After millennia of sluggish progress, humans abruptly showed signs of complex culture about 30,000 years ago. Anthropologist Rachel Caspari of the University of Michigan at Ann Arbor may have uncovered the cause of the rapid innovations in art, tools, and civilization: a dramatic increase in the number of old people.
By examining teeth from 768 ancient skulls, Caspari and colleague Sang-Hee Lee of the University of California at Riverside were able to estimate the age distributions of various prehistoric populations. “What you see is a steady increase in the number of people living into their thirties—and then there is an explosion,” Caspari says.

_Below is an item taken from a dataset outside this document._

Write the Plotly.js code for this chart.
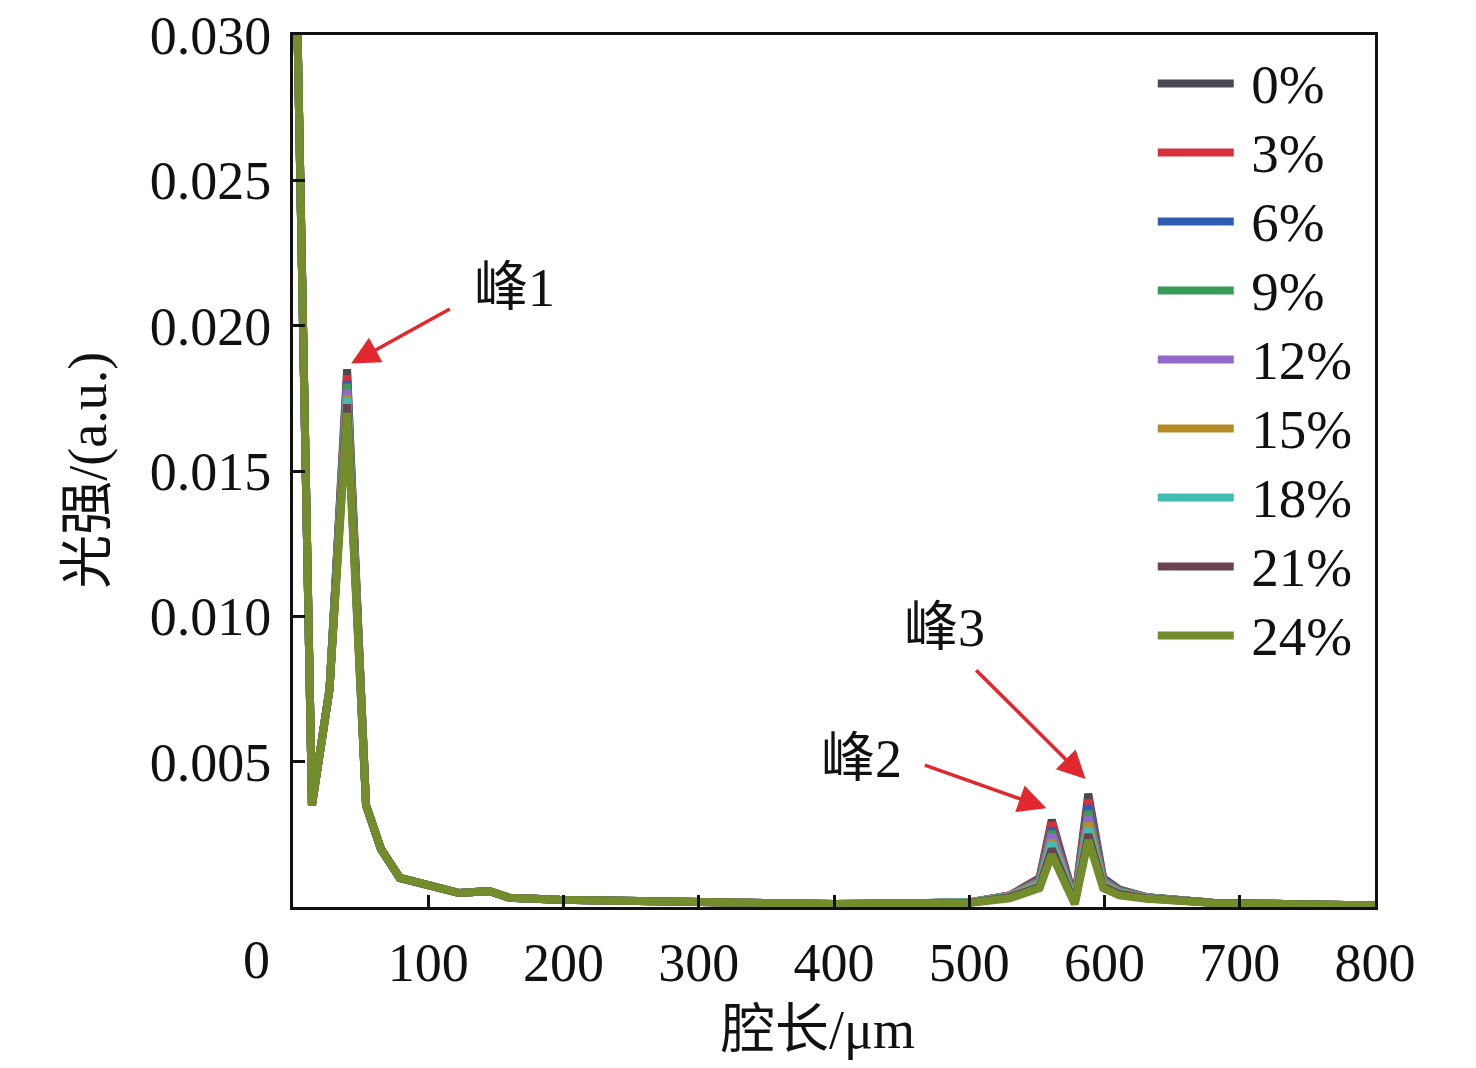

Around 2 million years ago, only about one in 10 Australopithecines—the modest-brained hominids exemplified by the famous fossil Lucy— who made it to adulthood lived to twice the age of sexual maturity. That number increased to about 1 in 5 when early Homo species appeared a million years ago and increased again to nearly 4 in 10 by the age of the Neanderthals, some 130,000 to 30,000 years ago.
“Then around the 30,000-year mark, all of a sudden you see the reverse, where you have about two older adults for every young adult,” Caspari says. She suggests that the older faction, particularly postmenopausal women, sparked a cultural revolution. Having enough elders around to help rear the young would have provided a survival advantage and allowed larger populations. Elders would have also been invaluable in cultural transmission, passing along ideas and traditions. Caspari’s findings add to the growing support for the grandmother hypothesis, which suggests that human females (unlike those of most species) live far past their reproductive years because their presence aids their grandchildren. “It offers a simple explanation, with concrete evidence, for a very puzzling cultural phenomenon,” Caspari says.